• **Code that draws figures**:

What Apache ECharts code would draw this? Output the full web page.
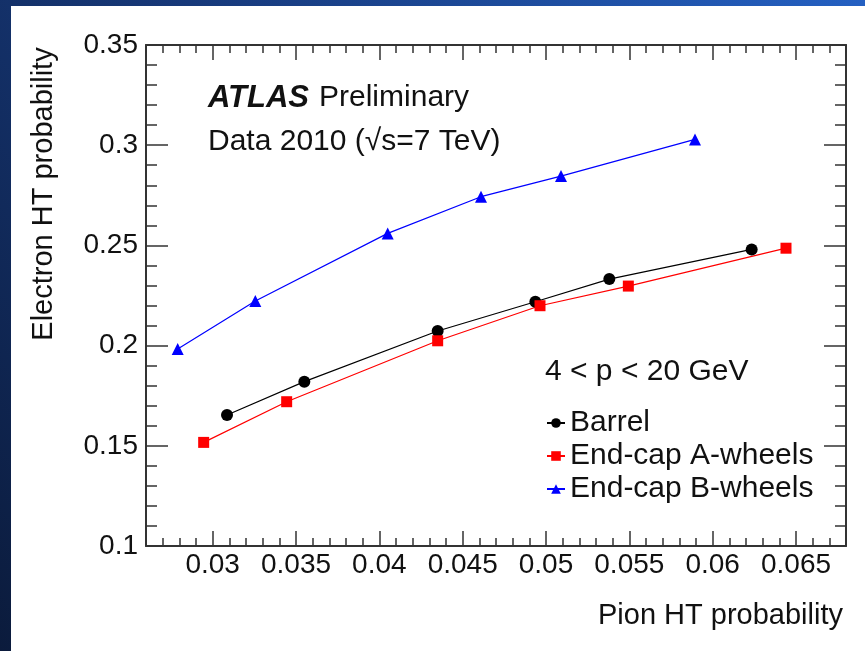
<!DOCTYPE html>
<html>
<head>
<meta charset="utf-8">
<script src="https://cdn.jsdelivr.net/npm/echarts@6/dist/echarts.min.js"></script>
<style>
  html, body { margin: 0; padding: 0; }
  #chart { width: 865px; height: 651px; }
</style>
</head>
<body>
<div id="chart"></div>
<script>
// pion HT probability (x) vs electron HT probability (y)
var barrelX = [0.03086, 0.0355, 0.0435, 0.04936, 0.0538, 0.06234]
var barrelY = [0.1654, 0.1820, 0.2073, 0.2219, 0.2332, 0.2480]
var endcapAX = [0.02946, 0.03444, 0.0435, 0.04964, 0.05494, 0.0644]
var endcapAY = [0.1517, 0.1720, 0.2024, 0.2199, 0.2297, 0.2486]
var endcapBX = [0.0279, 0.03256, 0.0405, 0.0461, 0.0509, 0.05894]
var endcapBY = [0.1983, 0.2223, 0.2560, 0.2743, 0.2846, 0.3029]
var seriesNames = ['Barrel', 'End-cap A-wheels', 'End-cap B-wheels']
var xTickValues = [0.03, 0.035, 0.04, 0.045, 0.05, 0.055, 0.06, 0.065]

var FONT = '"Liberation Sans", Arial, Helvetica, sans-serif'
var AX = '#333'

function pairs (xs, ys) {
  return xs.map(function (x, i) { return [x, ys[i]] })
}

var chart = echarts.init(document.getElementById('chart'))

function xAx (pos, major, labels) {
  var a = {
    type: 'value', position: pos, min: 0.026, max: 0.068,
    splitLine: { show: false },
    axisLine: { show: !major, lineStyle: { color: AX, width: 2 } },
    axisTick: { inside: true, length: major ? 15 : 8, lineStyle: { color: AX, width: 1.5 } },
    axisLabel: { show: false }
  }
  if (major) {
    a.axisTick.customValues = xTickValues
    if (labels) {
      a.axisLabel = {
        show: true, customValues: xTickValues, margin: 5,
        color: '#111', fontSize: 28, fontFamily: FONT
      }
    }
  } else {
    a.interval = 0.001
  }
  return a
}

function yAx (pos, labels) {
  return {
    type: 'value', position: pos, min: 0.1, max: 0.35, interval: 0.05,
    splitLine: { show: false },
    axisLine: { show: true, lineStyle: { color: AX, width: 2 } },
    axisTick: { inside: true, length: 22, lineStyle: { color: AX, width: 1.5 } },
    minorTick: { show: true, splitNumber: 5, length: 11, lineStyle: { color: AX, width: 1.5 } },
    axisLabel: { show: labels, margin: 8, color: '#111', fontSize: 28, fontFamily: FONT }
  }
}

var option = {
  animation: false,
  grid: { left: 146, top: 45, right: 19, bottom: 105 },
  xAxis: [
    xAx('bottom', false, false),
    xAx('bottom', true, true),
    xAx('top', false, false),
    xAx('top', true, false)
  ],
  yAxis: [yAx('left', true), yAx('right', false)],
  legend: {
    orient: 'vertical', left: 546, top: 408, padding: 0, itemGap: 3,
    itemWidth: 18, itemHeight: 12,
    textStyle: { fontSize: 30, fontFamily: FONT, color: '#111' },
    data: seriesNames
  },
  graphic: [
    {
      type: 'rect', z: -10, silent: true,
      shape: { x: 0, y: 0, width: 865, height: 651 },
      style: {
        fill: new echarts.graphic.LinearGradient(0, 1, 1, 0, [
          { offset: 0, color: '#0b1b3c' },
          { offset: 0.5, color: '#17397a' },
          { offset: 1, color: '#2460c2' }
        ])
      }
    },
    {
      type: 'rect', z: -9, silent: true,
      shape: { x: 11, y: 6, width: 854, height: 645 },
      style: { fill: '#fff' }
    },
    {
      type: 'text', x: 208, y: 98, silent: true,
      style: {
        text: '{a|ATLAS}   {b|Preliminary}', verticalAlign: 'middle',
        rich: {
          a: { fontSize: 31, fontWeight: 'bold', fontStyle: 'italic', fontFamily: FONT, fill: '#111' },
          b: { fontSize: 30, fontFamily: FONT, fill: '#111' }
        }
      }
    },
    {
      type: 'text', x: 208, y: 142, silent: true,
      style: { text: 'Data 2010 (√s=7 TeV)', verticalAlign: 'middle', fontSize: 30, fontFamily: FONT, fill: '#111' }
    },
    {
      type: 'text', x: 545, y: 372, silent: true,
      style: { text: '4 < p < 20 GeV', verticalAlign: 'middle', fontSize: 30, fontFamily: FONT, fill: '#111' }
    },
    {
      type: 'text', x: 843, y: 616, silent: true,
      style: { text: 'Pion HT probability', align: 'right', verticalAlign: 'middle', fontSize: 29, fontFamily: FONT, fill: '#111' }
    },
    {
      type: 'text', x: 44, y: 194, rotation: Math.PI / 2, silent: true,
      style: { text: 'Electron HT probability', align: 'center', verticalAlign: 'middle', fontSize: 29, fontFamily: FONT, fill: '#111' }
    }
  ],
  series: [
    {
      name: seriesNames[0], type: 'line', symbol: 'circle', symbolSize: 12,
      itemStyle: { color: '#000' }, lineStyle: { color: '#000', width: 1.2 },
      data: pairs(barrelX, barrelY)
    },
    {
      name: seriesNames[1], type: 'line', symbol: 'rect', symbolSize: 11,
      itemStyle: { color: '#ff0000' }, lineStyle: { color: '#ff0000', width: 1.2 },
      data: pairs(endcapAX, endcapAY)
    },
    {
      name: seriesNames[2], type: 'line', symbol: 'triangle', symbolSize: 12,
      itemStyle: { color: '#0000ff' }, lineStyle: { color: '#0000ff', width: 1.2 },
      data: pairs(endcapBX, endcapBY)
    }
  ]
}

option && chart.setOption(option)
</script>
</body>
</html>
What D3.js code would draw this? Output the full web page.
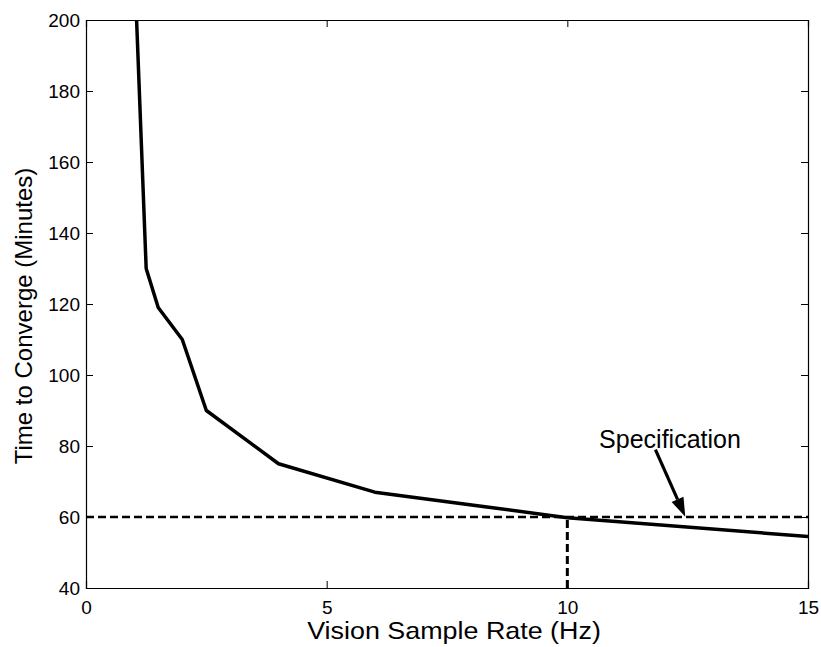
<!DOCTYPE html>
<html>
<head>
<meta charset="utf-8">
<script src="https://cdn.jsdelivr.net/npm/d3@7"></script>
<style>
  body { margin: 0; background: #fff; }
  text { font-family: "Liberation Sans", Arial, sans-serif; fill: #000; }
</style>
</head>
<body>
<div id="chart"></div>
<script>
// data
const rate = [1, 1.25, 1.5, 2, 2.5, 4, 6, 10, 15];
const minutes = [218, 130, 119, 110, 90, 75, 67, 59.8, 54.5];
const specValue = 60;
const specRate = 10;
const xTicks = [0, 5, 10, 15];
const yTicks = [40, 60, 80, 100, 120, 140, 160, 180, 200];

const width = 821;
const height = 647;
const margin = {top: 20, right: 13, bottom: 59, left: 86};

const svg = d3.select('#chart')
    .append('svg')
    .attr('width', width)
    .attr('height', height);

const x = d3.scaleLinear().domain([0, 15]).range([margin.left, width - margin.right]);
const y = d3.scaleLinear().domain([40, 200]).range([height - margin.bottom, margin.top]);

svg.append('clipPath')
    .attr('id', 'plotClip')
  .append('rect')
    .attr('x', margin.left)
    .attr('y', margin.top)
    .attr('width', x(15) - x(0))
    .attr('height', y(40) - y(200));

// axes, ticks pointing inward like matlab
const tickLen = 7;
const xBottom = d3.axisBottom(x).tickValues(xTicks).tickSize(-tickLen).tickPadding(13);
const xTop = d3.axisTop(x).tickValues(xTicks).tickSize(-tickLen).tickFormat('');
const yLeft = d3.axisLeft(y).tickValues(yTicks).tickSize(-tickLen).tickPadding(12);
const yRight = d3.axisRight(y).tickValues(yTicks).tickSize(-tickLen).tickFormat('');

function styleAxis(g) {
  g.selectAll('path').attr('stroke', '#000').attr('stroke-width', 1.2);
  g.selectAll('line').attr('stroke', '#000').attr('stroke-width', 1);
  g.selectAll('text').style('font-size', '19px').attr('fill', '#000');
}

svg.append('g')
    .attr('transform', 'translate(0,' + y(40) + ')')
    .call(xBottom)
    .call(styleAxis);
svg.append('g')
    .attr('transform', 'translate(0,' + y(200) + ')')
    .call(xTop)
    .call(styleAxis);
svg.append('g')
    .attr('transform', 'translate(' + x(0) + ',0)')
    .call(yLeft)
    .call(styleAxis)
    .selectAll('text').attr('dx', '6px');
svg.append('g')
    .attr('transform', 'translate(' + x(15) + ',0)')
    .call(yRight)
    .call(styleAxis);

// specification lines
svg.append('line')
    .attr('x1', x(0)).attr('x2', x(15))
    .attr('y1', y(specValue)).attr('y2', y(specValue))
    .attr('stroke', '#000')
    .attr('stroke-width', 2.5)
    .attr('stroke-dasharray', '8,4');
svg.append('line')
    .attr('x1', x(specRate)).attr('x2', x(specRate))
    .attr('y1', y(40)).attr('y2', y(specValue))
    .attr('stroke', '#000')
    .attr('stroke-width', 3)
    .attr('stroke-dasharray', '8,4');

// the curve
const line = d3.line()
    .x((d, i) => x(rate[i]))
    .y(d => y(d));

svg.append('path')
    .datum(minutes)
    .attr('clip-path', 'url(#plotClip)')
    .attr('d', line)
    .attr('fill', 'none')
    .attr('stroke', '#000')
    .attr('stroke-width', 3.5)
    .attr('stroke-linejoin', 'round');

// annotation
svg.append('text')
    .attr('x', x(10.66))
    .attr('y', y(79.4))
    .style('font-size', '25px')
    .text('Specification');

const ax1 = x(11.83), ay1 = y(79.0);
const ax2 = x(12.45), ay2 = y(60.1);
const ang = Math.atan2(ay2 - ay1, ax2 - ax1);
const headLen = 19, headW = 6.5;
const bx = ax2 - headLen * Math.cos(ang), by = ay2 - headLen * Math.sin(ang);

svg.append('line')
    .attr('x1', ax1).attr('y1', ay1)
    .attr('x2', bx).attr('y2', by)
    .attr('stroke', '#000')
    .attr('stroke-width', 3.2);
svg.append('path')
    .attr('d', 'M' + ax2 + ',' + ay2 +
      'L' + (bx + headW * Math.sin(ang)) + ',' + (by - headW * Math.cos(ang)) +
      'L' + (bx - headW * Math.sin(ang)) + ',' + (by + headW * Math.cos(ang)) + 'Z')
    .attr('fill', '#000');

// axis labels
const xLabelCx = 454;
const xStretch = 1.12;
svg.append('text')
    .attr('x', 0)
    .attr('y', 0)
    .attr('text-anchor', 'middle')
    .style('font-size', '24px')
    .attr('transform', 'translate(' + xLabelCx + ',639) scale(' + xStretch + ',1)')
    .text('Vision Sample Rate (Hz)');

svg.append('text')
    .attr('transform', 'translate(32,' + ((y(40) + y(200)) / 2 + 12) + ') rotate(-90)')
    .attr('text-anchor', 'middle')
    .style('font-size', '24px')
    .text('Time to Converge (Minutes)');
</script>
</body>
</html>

• **Your instructions**: Leave out the pictures and repeat the lines from the start of the material through the line with "var chart = echarts.init(document.getElementById('chart'))", inclusive.

• **Solution for this problem**:
What Apache ECharts code would draw this? Output the full web page.
<!DOCTYPE html>
<html>
<head>
<meta charset="utf-8">
<script src="https://cdn.jsdelivr.net/npm/echarts@6/dist/echarts.min.js"></script>
<style>
  html, body { margin: 0; padding: 0; }
  #chart { width: 865px; height: 651px; }
</style>
</head>
<body>
<div id="chart"></div>
<script>
// pion HT probability (x) vs electron HT probability (y)
var barrelX = [0.03086, 0.0355, 0.0435, 0.04936, 0.0538, 0.06234]
var barrelY = [0.1654, 0.1820, 0.2073, 0.2219, 0.2332, 0.2480]
var endcapAX = [0.02946, 0.03444, 0.0435, 0.04964, 0.05494, 0.0644]
var endcapAY = [0.1517, 0.1720, 0.2024, 0.2199, 0.2297, 0.2486]
var endcapBX = [0.0279, 0.03256, 0.0405, 0.0461, 0.0509, 0.05894]
var endcapBY = [0.1983, 0.2223, 0.2560, 0.2743, 0.2846, 0.3029]
var seriesNames = ['Barrel', 'End-cap A-wheels', 'End-cap B-wheels']
var xTickValues = [0.03, 0.035, 0.04, 0.045, 0.05, 0.055, 0.06, 0.065]

var FONT = '"Liberation Sans", Arial, Helvetica, sans-serif'
var AX = '#333'

function pairs (xs, ys) {
  return xs.map(function (x, i) { return [x, ys[i]] })
}

var chart = echarts.init(document.getElementById('chart'))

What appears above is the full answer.